JAKARTA – Purchase restrictions may be required to prevent an imminent shortage of Pertalite gasoline and Solar diesel amid surging consumption of the two subsidized fuel brands and their consequent dwindling supply. Ahmad Zuhdi Dwi Kusuma, an industry and area analyst at state-owned Bank Mandiri, has warned that the government’s expected plan to increase subsidized fuel prices, in itself, will not significantly reduce the consumption of Pertalite and Solar. Therefore, he said, policymakers need to immediately control the distribution of Pertalite and Solar, as supplies of the two subsidized fuel brands continues to thin out as a result of spiking demand. “So far [the government] is providing fuel subsidies to people who are not supposed to receive them. [Therefore], limiting distribution will help reduce [pressure] on the ballooning budget for subsidies and compensation,” Zuhdi told The Jakarta Post on Wednesday. He estimated the subsidized gasoline quota will run out some time in early October, based on a calculation that monthly demand for Pertalite amounts to 2.4 million kiloliters (kl). As of July, state-owned oil and gas company Pertamina had a stock of 6.2 million kl of Pertalite and 5 million kl of Solar.

Irto Ginting, acting corporate secretary of Pertamina commercial and trading arm PT Pertamina Patra Niaga, said on Wednesday that Pertalite and Solar supplies would suffice for the next 19 days and 21 days, respectively. He went on to say that Pertamina continued to produce both brands of fuel on top of the relatively secure supply and he remained confident that consumers “need not worry” about facing shortages of subsidized fuel for the time being. “But, [Pertalite and Solar] ideally should be aimed at those who are in need,” Irto told the Post. Subsidized fuel purchase curbs delayed Pertamina Patra Niaga has deployed digital technology to restrict the sale of Pertalite, its subsidized RON-90 fuel, as well as its diesel brand Solar, to curb subsidized fuel consumption. By registering customer vehicles through a smartphone app, Pertamina aims to ensure that people who are ineligible to purchase subsidized fuel are prevented from doing so. However, the company will need to wait for the ratification of Presidential Regulation No. 191/2014 concerning distribution, retail pricing and eligibility criteria for the purchase of subsidized fuel. “We are still waiting for more updates on the regulation,” Downstream Oil and Gas Regulatory Agency (BPH Migas) fuel oil director Alfon Simanjuntak told the Post when asked about progress on the revised rule.

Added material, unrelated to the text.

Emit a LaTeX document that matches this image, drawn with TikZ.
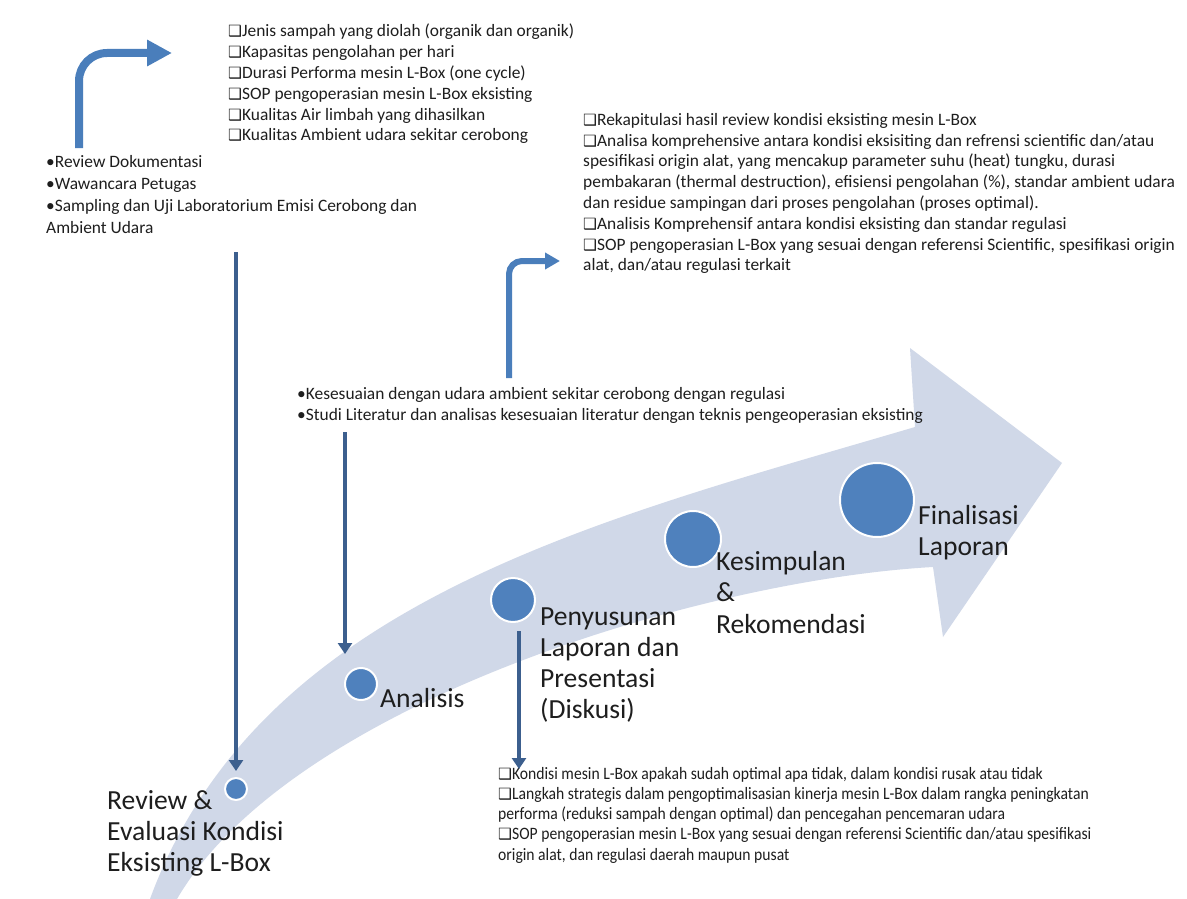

Energy and Mineral Resources Minister Arifin Tasrif recently revealed to reporters that subsidized fuel would run out in mid-October in a business-as-usual scenario, noting that cumulative Pertalite consumption as of August had reached 80 percent of the allocated 23 million kl this year. Consequently, Arifin said that the government planned to add another 6 million kl to the Pertalite quota and 2 million kl to the Solar quota, set for this year, bringing the total allocation for both subsidized brands to 29 million kl and 16.91 million kl, respectively. “[The government] is trying to add about 5 million to 6 million kl [for Pertalite] to continue providing [subsidized fuel oil] for the people,” he said last Friday. Finance Minister Sri Mulyani Indrawati said, also last Friday, that subsidies and compensation spending for gasoline, diesel and liquefied petroleum gas (LPG) was “not right on target”. For example, as part of the 2022 state budget, US$149 trillion was allocated for 15.1 million kl of Solar diesel, with 89 percent of the funding allocated to industry and 11 percent to households. Meanwhile, 95 percent of fuel consumers in the household group are in the middle- and upper-income bracket rather than the groups who should benefit, which are those among the bottom 40 percent of income earners in the country.